Architektur-Highlights in Neukölln

Kennen Sie die High-Deck-Siedlung? Müssen Sie gesehen haben. Das 32 Hektar große Wohnviertel am unteren Ende der Sonnenallee, kurz bevor diese in den Osten Berlins führt, beherbergt rund 6000 Menschen in etwa 2400 Wohnungen. Die Häuser, allesamt Fünf- oder Sechsgeschosser, sind durch meterhohe Wege – die Decks – miteinander verbunden. Es wirkt futuristisch, fast surreal. Unter den High Decks sind die Straßen und Garagen untergebracht.

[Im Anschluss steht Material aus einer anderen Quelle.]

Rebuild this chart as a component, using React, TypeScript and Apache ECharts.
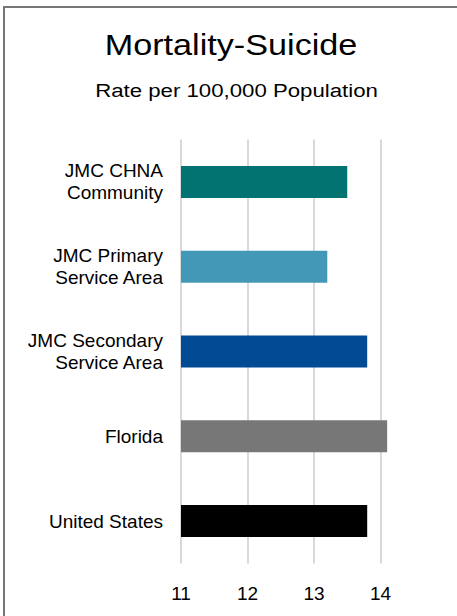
import React, { useEffect, useRef } from "react";
import * as echarts from "echarts";

const categories = [
  "JMC CHNA\nCommunity",
  "JMC Primary\nService Area",
  "JMC Secondary\nService Area",
  "Florida",
  "United States",
];
const values = [13.5, 13.2, 13.8, 14.1, 13.8];
const barColors = ["#037371", "#4498b7", "#014b94", "#777777", "#000000"];
const xMin = 11;
const xMax = 14.5;
const titleText = "Mortality-Suicide";
const subtitleText = "Rate per 100,000 Population";

export default function App() {
  const ref = useRef<HTMLDivElement>(null);
  useEffect(() => {
    if (!ref.current) return;
    const chart = echarts.init(ref.current, undefined, { renderer: "svg" });
    const font = "'Liberation Sans', Arial, sans-serif";
    chart.setOption({
      animation: false,
      backgroundColor: "#ffffff",
      textStyle: { fontFamily: font },
      graphic: [
        {
          type: "rect",
          shape: { x: 4, y: 7, width: 520, height: 700 },
          style: { fill: "none", stroke: "#767676", lineWidth: 2 },
          silent: true,
        },
        {
          type: "text",
          x: 231,
          y: 44.5,
          scaleX: 1.14,
          style: {
            text: titleText,
            x: 0,
            y: 0,
            fontSize: 30,
            fontFamily: font,
            fill: "#000000",
            textAlign: "center",
            textVerticalAlign: "middle",
          },
        },
        {
          type: "text",
          x: 236.5,
          y: 90,
          scaleX: 1.17,
          style: {
            text: subtitleText,
            x: 0,
            y: 0,
            fontSize: 19,
            fontFamily: font,
            fill: "#000000",
            textAlign: "center",
            textVerticalAlign: "middle",
          },
        },
      ],
      grid: { left: 181, right: 43.25, top: 139.5, bottom: 52.5, containLabel: false },
      xAxis: {
        type: "value",
        min: xMin,
        max: xMax,
        interval: 1,
        axisLine: { show: false },
        axisTick: { show: false },
        axisLabel: {
          margin: 20,
          fontSize: 19,
          lineHeight: 19,
          color: "#000000",
          fontFamily: font,
          showMaxLabel: false,
          formatter: (v: number) => (Number.isInteger(v) ? String(v) : ""),
        },
        splitLine: {
          show: true,
          showMaxLine: false,
          lineStyle: { color: "#d9d9d9", width: 2 },
        },
      },
      yAxis: {
        type: "category",
        data: categories,
        inverse: true,
        axisLine: { show: false },
        axisTick: { show: false },
        axisLabel: {
          margin: 18,
          fontSize: 19,
          lineHeight: 22,
          color: "#000000",
          fontFamily: font,
          align: "right",
        },
      },
      series: [
        {
          type: "bar",
          barWidth: 32,
          data: values.map((v, i) => ({ value: v, itemStyle: { color: barColors[i] } })),
        },
      ],
    });
    return () => chart.dispose();
  }, []);
  return (
    <div
      ref={ref}
      style={{ position: "fixed", left: 0, top: 0, width: 457, height: 616 }}
    />
  );
}
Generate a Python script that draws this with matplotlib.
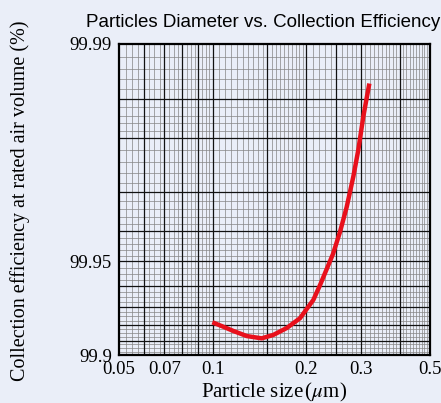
import numpy as np
import matplotlib.pyplot as plt

# curve (particle size in um, collection efficiency in %)
size_um = [0.0998, 0.1082, 0.1166, 0.1287, 0.1438, 0.1567, 0.1731, 0.1909, 0.2108,
           0.2215, 0.2439, 0.2568, 0.2699, 0.2834, 0.2941, 0.3052, 0.3191]
efficiency = [99.9215, 99.9189, 99.9163, 99.9131, 99.9116, 99.9138, 99.9181, 99.9238, 99.9335,
              99.9404, 99.9527, 99.9598, 99.9666, 99.9733, 99.9781, 99.9829, 99.9866]

x_ticks = [0.05, 0.07, 0.1, 0.2, 0.3, 0.5]
x_labels = ['0.05', '0.07', '0.1', '0.2', '0.3', '0.5']
y_ticks = [99.9, 99.95, 99.99]
y_labels = ['99.9', '99.95', '99.99']

bg = '#eaeef8'
plt.rcParams['mathtext.fontset'] = 'stix'


def fwd(e):
    # log of penetration, so 99.9 -> 99.99 spans one decade
    return -np.log10(np.clip(100 - np.asarray(e, dtype=float), 1e-6, None))


def inv(v):
    return 100 - 10 ** (-np.asarray(v, dtype=float))


fig = plt.figure(figsize=(4.41, 4.03), dpi=100, facecolor=bg)
ax = fig.add_axes([119 / 441, 48 / 403, 311 / 441, 311 / 403])
ax.set_facecolor(bg)
ax.set_xscale('log')
ax.set_yscale('function', functions=(fwd, inv))
ax.set_xlim(0.05, 0.5)
ax.set_ylim(99.9, 99.99)

# graph-paper grid
minor_x = np.concatenate([np.arange(0.05, 0.1, 0.0025), np.arange(0.1, 0.2, 0.005),
                          np.arange(0.2, 0.5, 0.01)])
major_x = [0.06, 0.07, 0.08, 0.09, 0.1, 0.15, 0.2, 0.25, 0.3, 0.4]
pen_minor = np.concatenate([np.arange(0.01, 0.02, 0.001), np.arange(0.02, 0.05, 0.002),
                            np.arange(0.05, 0.1, 0.0025)])
pen_major = [0.015, 0.02, 0.03, 0.04, 0.05, 0.06, 0.07, 0.08, 0.09]
ax.vlines(minor_x, 99.9, 99.99, colors='#858585', lw=0.5, zorder=1)
ax.hlines(100 - pen_minor, 0.05, 0.5, colors='#858585', lw=0.5, zorder=1)
ax.vlines(major_x, 99.9, 99.99, colors='#111111', lw=0.9, zorder=1)
ax.hlines(100 - np.array(pen_major), 0.05, 0.5, colors='#111111', lw=0.9, zorder=1)

ax.plot(size_um, efficiency, color='#e8101c', lw=3.2, solid_capstyle='butt',
        solid_joinstyle='round', zorder=3)

serif = ['Liberation Serif', 'DejaVu Serif']
ax.set_xticks(x_ticks)
ax.set_xticklabels(x_labels, fontfamily=serif, fontsize=13.5)
ax.set_xticks([], minor=True)
ax.set_yticks(y_ticks)
ax.set_yticklabels(y_labels, fontfamily=serif, fontsize=13.5)
ax.set_yticks([], minor=True)
ax.tick_params(length=0, pad=4)
ax.tick_params(axis='y', pad=5)
for s in ax.spines.values():
    s.set_linewidth(1.6)
    s.set_color('black')

ax.set_xlabel(r'Particle size$\,$($\mu$m)', fontfamily=serif, fontsize=15)
ax.xaxis.set_label_coords(0.5, -0.122)
ax.xaxis.label.set_va('center')
ax.set_ylabel('Collection efficiency at rated air volume (%)', fontfamily=serif, fontsize=14.5)
ax.yaxis.set_label_coords(-0.318, 0.495)
ax.yaxis.label.set_va('center')

fig.text(263 / 441, 1 - 27 / 403, 'Particles Diameter vs. Collection Efficiency',
         ha='center', va='baseline', fontsize=13.5,
         family=['Liberation Sans Narrow', 'Liberation Sans'])

fig.savefig('out.png', dpi=100, facecolor=bg)
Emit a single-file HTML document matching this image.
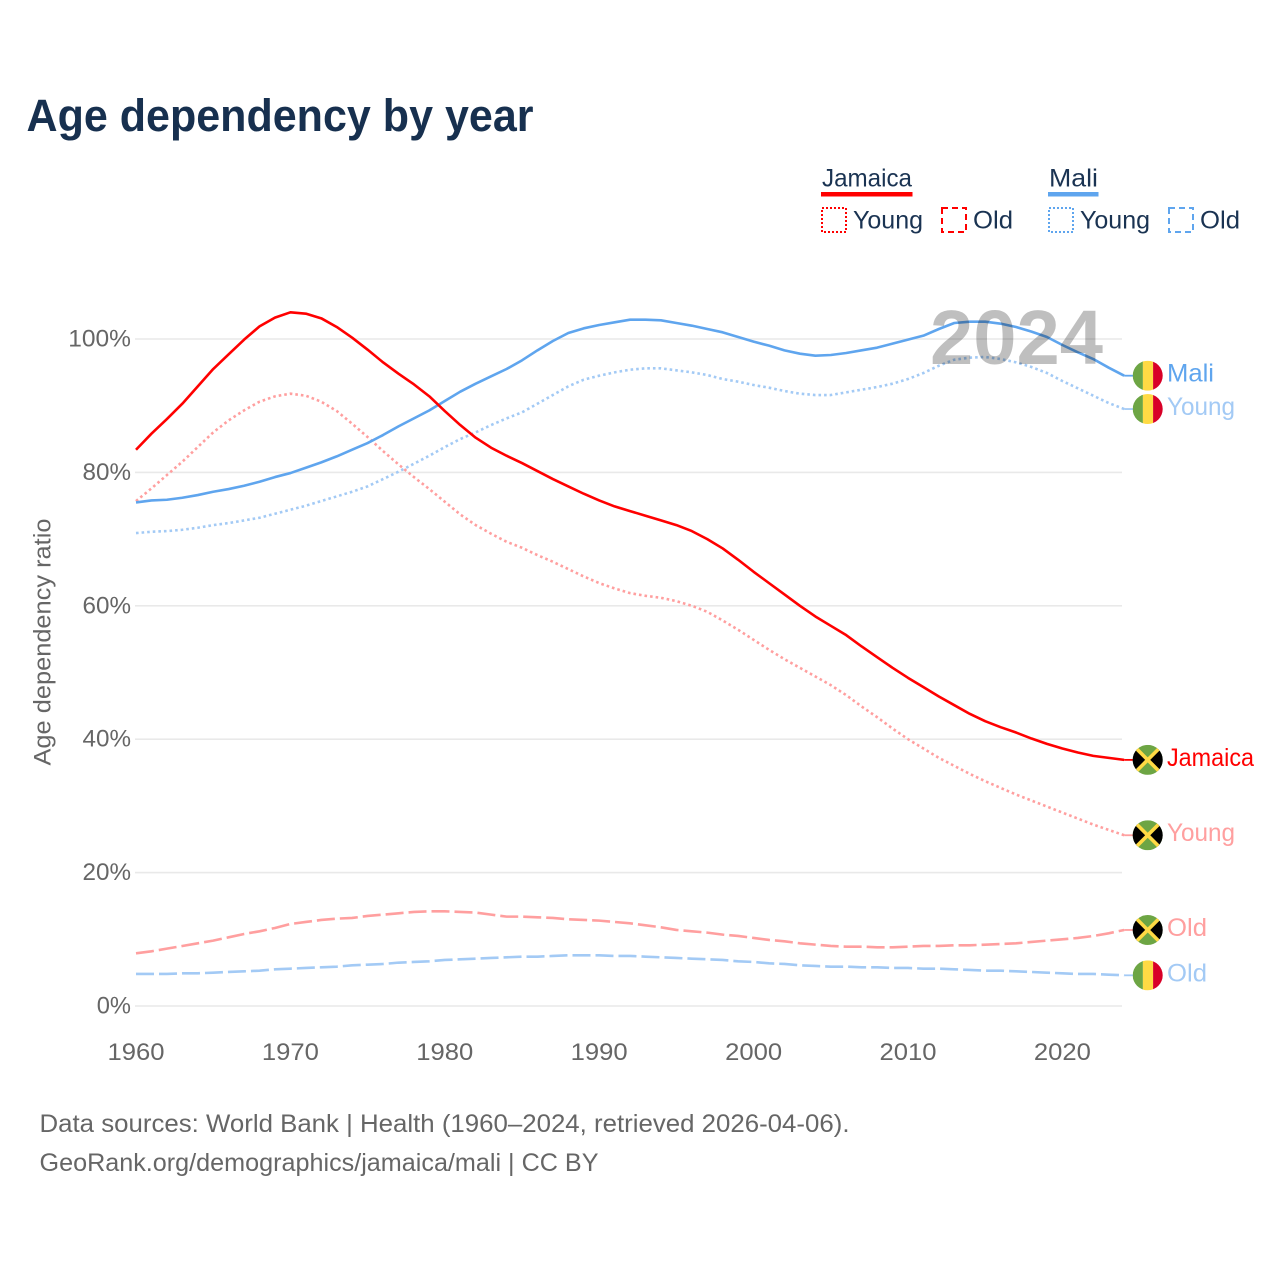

Als das Quartier in den 1970ern gebaut wurde, waren die Wohnungen heiß begehrt: Erstens, weil sie gut geschnitten waren, und zweitens, weil es so nah an der Mauer sehr ruhig und grün war. Seit Ende 2020 steht die High-Deck-Siedlung unter Denkmalschutz. Zu übersehen ist das Viertel nicht, denn ein Gebäuderiegel überspannt die Sonnenallee und verbindet so die beiderseits gelegenen Quartiershälften.

Wenn Ihnen das Selbsterkunden nicht so liegt, testen Sie doch mal den Audio-Walk, der Sie durch die Hufeisensiedlung (Unesco-Welterbe) in Britz leitet. Der Rundgang dauert 40 Minuten und führt an 15 Stationen vorbei. Hören können Sie die Dateien entweder über die bezirkseigene Tourismuswebseite oder über die App Hearonymus, wo Sie „Hufeisensiedlung“ eingeben müssen.

Sightseeing in Neukölln: Einmal das Rathaus besteigen

Seit 14 Jahren bietet Reinhold Steinle Orts-Führungen in Neukölln an, hat acht verschiedene Touren im Repertoire. Kreuzkölln, Richardplatz, Rollbergviertel, Schillerkiez – keine Ecke, die der studierte Sozialpädagoge nicht kennen würde und erklären könnte. Sein Sightseeing ist gespickt mit Anekdoten von früher und heute. „Und ich kombiniere den Spaziergang mit meinen Gästen immer mit einem kleinen Quiz, da kommt der Lehrer in mir durch“, so Reinhold Steinle.

Das eigentliche Highlight seiner Touren: Der Gang rauf aufs Rathaus Neukölln. Niemand sonst darf das anbieten; der 68 Meter hohe Turm des Rathauses ist nicht öffentlich zugänglich. Die Tour in dem alten Sandsteinbau dauert etwa eine Stunde und kostet fünf Euro pro Person. „Nach oben sind es etwa 200 Stufen über eine Stahltreppe, aber zwischendrin machen wir Pausen. Und es gibt eine Etage mit einer Ausstellung zur Baugeschichte Neuköllns“, erzählt der Stadtführer.

Während des Aufstiegs gibt Reinhold Steinle sein Wissen preis: „Der Architekt Ludwig Mies van der Rohe hat mal hier gearbeitet, im Hochbauamt. Und Stadtplaner Bruno Taut auch, zusammen mit seinem Bruder Max.“ Oben angekommen wird man mit einem ungeahnten Weitblick belohnt: „Bei gutem Wetter sieht man den Müggelturm hinterm Estrel und kann bis zum Teufelsberg gucken, das ist toll“, schwärmt der Neukölln-Experte.

„Zum Schluss kann man noch in der öffentlichen Kantine des Rathauses essen, das wissen viele nicht“, sagt er. „Und am Ende der Führung verteile ich immer ein Infoblatt zur Erinnerung.“ Die Besichtigungen des Rathaus-Turms finden einmal im Monat, mittwochs um 11 Uhr statt. Zusätzlich bietet Reinhold Steinle Sonderführungen, beispielsweise für Schulklassen, an, ebenso Einzelführungen oder für Gruppen bis zu sechs Personen (Termine nach Absprache).